* Start *
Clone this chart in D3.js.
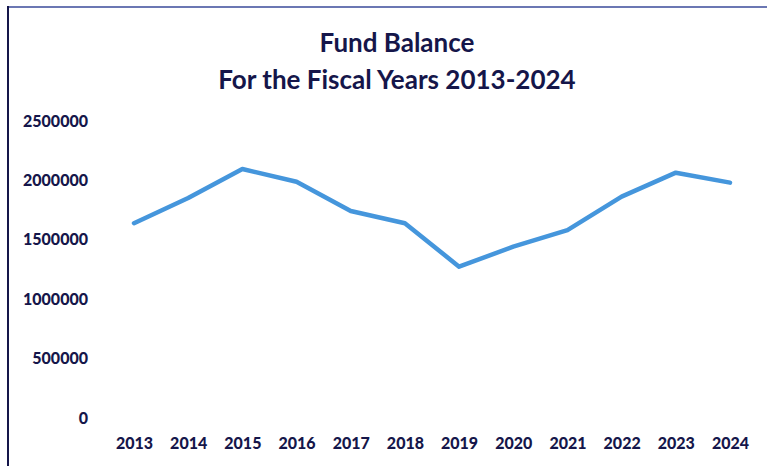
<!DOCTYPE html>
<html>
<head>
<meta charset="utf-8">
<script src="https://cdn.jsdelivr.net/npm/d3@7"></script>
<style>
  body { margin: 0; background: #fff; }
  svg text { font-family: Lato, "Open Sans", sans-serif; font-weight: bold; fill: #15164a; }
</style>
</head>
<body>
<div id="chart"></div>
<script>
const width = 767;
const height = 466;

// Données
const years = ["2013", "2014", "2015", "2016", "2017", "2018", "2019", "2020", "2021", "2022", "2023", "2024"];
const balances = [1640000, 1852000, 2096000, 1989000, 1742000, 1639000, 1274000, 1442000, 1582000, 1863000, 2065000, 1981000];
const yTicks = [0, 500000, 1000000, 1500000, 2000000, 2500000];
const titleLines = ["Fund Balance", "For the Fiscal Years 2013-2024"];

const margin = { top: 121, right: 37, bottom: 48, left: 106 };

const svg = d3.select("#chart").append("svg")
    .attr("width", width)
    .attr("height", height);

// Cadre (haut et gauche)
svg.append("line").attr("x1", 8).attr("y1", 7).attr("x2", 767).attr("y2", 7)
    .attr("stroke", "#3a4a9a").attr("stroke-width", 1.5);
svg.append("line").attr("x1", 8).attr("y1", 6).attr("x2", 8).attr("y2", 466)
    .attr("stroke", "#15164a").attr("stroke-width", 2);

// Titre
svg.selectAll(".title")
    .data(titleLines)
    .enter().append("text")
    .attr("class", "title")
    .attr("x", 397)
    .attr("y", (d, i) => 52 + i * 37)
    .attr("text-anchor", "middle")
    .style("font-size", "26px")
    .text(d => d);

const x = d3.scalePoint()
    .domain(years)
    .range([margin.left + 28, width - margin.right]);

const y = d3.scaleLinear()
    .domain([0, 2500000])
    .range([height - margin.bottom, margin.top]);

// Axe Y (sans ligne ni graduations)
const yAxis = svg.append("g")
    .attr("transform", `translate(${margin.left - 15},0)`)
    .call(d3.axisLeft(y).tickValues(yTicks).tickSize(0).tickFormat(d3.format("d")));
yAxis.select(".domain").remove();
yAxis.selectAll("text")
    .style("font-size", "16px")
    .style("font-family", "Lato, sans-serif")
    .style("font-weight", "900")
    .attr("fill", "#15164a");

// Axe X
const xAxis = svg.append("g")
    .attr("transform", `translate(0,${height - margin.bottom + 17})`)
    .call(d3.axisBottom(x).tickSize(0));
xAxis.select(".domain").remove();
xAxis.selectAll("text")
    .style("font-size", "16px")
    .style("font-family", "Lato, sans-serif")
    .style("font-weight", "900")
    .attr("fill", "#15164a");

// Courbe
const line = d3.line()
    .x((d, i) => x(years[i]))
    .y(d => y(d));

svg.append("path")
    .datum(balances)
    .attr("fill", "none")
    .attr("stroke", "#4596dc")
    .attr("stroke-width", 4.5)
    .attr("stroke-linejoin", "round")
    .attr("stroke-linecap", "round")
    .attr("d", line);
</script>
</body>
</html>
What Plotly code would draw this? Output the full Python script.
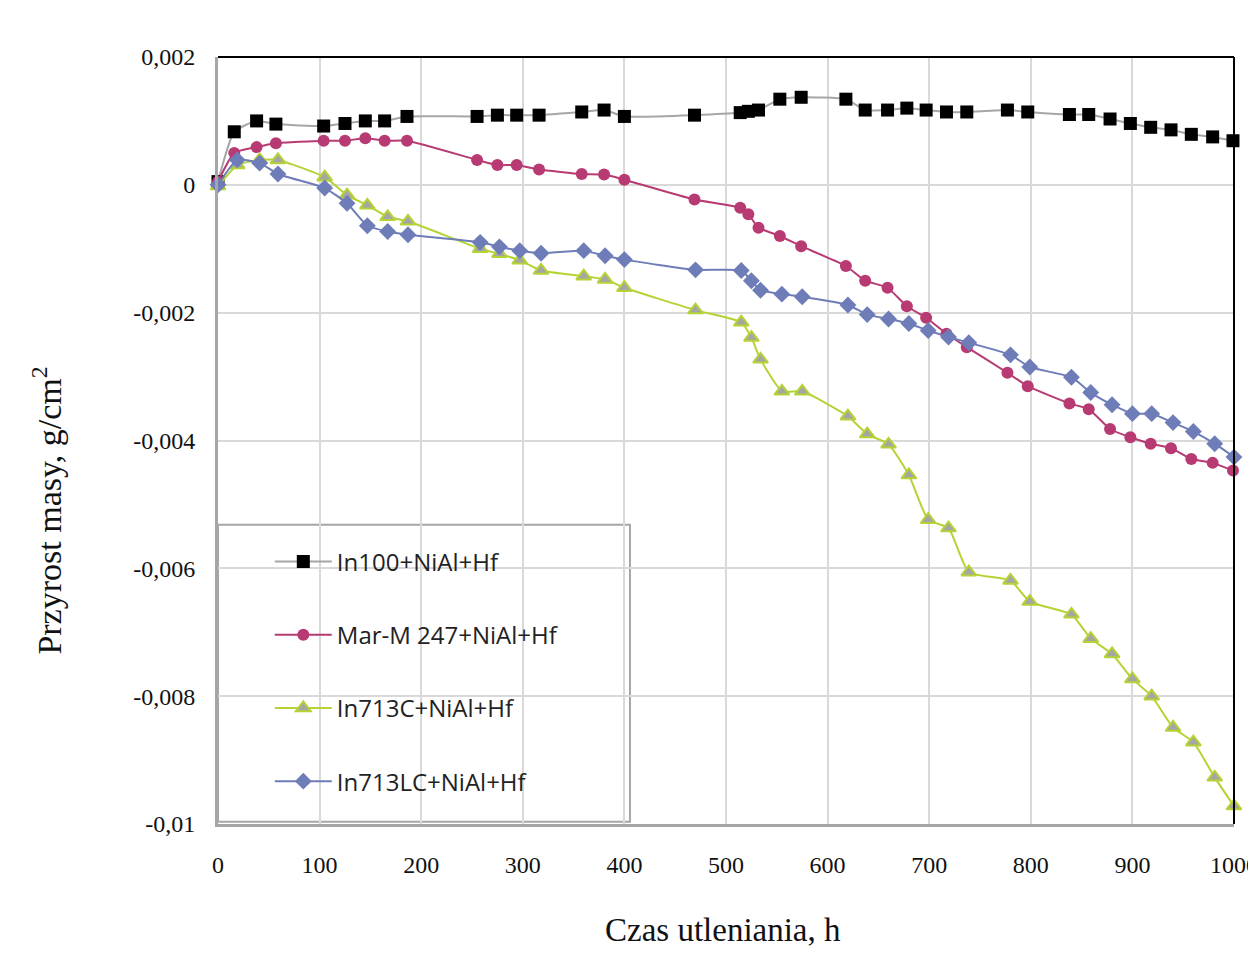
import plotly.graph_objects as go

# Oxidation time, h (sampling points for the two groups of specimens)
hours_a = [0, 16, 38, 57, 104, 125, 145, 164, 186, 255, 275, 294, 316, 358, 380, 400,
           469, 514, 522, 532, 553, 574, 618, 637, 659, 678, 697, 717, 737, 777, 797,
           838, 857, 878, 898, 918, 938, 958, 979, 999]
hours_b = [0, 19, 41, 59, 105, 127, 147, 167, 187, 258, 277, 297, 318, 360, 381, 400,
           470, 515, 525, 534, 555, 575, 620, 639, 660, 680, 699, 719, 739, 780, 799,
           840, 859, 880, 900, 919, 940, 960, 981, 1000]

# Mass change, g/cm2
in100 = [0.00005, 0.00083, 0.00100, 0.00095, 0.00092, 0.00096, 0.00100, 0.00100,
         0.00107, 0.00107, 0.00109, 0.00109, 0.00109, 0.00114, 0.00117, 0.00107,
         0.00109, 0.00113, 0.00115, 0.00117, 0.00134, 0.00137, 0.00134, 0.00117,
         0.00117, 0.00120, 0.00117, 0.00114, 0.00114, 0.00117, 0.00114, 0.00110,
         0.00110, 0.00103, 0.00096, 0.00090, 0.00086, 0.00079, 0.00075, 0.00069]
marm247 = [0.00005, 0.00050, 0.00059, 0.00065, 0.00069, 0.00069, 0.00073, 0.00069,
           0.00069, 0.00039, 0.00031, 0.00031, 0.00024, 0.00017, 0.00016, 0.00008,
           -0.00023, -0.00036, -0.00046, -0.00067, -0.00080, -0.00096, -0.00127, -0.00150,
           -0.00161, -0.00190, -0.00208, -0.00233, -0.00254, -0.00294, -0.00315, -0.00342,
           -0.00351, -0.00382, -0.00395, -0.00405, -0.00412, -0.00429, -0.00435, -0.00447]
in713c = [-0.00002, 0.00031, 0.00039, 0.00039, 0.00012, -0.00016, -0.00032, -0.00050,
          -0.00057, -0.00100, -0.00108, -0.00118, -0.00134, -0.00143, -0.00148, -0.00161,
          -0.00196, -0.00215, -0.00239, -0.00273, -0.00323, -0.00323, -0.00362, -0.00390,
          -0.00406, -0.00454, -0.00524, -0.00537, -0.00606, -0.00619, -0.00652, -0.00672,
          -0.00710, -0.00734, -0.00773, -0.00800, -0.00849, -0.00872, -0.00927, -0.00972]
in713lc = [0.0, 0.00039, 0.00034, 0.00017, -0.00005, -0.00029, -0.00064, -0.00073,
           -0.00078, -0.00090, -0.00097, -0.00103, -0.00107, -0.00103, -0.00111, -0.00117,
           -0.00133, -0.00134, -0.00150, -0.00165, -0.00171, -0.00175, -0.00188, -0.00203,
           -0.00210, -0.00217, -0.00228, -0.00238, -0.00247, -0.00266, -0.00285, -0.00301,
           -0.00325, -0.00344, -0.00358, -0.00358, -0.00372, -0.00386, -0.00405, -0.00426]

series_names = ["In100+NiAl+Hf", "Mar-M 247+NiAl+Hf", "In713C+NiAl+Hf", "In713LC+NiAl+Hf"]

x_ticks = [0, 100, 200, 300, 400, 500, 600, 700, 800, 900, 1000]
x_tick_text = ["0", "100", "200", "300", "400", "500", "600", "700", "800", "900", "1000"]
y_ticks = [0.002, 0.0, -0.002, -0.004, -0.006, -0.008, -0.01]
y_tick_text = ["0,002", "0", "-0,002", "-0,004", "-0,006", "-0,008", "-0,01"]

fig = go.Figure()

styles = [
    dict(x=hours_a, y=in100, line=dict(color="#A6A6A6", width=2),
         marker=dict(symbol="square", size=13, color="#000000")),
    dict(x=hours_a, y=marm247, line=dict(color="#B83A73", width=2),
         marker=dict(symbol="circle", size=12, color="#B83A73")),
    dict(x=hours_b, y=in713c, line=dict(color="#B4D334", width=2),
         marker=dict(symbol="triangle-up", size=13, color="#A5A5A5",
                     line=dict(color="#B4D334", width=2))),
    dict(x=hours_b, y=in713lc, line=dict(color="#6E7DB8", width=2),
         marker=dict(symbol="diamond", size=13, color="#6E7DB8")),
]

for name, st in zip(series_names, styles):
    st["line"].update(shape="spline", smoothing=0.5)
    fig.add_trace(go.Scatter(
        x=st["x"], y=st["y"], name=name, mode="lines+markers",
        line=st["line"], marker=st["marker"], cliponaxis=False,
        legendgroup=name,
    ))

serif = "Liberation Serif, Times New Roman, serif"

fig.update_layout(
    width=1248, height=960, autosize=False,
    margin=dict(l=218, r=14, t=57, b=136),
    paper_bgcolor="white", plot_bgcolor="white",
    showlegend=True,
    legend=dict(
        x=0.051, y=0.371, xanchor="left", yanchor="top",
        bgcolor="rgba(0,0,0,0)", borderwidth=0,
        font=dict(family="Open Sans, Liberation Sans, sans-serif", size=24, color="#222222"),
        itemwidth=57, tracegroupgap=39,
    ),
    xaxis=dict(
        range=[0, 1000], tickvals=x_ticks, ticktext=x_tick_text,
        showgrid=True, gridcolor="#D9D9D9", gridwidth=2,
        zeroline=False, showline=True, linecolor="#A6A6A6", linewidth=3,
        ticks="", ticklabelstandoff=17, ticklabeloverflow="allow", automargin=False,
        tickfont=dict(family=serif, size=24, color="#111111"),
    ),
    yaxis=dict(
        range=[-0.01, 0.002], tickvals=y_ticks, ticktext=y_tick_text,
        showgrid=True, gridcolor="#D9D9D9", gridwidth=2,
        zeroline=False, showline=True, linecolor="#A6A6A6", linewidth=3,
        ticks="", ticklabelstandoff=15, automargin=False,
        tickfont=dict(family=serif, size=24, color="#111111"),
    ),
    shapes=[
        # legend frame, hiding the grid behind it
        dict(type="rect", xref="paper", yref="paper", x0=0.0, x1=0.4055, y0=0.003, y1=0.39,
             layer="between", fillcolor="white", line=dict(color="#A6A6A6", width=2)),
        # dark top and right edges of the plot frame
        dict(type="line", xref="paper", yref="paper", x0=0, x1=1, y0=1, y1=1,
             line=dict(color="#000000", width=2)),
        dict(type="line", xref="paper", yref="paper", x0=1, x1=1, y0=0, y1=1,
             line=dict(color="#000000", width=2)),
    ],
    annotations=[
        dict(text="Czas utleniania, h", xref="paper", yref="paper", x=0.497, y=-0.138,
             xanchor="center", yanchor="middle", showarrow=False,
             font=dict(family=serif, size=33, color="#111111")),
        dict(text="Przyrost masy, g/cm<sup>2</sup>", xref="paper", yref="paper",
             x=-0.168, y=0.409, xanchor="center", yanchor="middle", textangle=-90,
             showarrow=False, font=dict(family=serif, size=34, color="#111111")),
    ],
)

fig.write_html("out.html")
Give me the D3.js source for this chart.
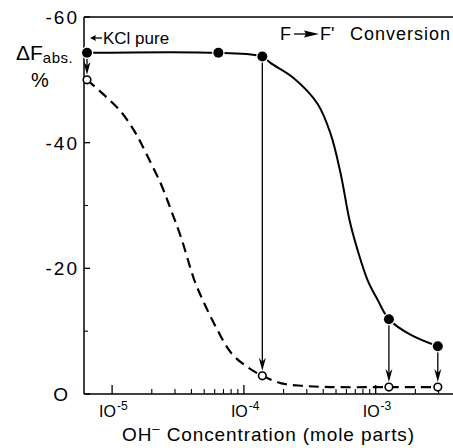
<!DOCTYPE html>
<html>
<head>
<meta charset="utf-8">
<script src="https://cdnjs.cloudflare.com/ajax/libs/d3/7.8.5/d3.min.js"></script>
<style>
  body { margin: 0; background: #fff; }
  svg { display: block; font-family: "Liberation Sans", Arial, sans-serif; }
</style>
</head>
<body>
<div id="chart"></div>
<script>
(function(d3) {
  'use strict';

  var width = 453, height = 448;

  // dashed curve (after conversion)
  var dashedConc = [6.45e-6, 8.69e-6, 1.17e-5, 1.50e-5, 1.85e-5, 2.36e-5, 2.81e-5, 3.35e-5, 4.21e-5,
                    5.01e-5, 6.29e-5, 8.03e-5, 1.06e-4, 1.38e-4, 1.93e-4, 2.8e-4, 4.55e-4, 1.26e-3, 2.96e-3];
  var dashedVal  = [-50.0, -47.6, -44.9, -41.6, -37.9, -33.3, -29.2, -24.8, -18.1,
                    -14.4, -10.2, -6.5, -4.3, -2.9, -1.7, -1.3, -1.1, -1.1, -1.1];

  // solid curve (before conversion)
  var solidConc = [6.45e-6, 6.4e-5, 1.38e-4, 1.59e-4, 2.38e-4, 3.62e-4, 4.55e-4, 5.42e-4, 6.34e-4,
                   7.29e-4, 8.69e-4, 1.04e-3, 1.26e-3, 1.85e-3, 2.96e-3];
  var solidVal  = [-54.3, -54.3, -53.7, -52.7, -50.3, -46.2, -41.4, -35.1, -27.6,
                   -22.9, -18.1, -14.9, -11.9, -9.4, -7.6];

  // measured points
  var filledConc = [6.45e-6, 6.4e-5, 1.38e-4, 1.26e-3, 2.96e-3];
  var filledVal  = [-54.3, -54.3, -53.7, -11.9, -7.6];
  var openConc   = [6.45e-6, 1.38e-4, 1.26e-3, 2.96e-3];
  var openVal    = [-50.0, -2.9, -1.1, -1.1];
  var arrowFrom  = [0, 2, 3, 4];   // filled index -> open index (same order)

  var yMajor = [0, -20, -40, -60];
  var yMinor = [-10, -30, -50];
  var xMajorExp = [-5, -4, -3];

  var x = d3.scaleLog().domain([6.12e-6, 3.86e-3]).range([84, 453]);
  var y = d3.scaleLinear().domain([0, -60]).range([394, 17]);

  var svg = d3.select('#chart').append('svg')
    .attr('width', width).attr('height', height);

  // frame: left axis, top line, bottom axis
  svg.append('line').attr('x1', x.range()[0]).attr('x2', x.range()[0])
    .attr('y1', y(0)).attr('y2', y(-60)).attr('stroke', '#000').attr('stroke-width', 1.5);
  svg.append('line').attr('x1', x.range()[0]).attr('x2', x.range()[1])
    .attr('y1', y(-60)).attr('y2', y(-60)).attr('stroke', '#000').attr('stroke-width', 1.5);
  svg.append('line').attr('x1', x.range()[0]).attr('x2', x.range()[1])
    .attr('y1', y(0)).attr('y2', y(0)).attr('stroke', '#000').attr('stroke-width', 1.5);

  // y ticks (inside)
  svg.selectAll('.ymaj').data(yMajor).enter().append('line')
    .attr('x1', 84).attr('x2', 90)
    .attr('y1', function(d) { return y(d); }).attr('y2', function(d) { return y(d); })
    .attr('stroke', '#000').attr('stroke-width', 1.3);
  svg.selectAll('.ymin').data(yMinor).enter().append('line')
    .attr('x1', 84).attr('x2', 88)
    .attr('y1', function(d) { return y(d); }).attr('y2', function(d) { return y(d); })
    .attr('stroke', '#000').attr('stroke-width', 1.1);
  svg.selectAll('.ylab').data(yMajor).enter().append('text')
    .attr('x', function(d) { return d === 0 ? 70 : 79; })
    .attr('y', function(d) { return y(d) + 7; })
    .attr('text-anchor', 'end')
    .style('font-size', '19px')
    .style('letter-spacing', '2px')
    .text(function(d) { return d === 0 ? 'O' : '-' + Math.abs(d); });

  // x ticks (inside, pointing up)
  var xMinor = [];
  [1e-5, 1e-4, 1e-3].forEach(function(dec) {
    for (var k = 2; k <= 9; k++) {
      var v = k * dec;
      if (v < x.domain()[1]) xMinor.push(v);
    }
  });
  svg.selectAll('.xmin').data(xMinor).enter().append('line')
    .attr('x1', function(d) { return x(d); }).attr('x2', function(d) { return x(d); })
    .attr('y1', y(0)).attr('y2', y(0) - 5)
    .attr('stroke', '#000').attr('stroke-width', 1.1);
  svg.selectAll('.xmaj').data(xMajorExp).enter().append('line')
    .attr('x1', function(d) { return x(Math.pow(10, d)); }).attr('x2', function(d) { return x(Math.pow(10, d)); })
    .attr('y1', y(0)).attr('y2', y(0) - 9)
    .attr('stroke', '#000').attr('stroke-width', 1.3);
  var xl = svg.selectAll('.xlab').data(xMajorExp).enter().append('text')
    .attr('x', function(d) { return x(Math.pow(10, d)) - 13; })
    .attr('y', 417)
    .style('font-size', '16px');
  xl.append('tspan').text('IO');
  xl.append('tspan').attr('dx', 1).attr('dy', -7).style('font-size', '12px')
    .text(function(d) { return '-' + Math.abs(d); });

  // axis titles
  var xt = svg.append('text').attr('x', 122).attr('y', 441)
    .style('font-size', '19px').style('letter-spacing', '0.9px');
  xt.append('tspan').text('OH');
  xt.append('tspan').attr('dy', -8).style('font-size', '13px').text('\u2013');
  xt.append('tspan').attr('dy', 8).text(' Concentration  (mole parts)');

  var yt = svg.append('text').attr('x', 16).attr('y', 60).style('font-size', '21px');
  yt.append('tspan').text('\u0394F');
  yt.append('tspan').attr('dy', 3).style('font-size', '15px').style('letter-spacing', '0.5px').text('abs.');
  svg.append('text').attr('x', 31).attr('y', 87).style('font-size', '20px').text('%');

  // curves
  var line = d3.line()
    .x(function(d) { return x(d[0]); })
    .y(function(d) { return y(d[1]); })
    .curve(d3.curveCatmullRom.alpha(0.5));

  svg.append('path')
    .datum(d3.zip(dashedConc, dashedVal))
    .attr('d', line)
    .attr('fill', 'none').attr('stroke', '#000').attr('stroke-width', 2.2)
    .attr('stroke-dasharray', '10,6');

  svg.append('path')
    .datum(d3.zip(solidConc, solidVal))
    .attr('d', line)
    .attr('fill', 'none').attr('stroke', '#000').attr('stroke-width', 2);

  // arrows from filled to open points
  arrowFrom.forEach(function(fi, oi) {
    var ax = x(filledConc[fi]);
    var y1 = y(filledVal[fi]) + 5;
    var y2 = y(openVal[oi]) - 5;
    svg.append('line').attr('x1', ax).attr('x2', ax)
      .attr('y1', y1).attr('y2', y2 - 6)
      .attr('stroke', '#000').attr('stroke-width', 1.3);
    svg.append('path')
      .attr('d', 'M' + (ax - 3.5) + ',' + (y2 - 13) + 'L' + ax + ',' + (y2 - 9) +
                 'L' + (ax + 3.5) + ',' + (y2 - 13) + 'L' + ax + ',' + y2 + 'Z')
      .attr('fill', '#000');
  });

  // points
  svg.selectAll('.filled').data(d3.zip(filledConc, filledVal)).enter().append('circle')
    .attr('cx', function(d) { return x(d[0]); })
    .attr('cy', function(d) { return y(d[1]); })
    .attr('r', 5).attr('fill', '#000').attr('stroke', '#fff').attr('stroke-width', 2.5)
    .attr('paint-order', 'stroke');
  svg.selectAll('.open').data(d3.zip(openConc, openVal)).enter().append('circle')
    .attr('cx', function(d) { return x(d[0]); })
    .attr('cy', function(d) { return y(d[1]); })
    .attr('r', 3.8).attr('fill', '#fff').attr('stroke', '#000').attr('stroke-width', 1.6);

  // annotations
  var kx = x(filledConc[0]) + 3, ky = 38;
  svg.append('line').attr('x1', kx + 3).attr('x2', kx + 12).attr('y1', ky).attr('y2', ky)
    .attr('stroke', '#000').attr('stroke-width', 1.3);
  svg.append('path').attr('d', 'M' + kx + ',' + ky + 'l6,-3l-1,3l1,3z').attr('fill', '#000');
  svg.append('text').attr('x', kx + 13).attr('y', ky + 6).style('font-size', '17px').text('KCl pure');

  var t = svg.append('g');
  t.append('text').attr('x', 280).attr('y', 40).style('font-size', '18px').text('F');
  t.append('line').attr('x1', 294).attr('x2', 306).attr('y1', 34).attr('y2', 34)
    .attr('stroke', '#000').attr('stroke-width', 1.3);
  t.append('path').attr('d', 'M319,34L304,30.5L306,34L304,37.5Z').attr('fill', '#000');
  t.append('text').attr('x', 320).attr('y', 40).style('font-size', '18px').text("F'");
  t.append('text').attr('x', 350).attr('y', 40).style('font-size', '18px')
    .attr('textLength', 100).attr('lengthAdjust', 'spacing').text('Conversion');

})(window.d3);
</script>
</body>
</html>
* End *
* [DO THIS]: In the listing above, find the line containing "What Plotly code" and the line containing "import plotly.graph_objects as go". Reproduce those lines and all between them exactly, with no pictures and nothing more.

* [CORRECT RESPONSE]:
What Plotly code would draw this? Output the full Python script.
import plotly.graph_objects as go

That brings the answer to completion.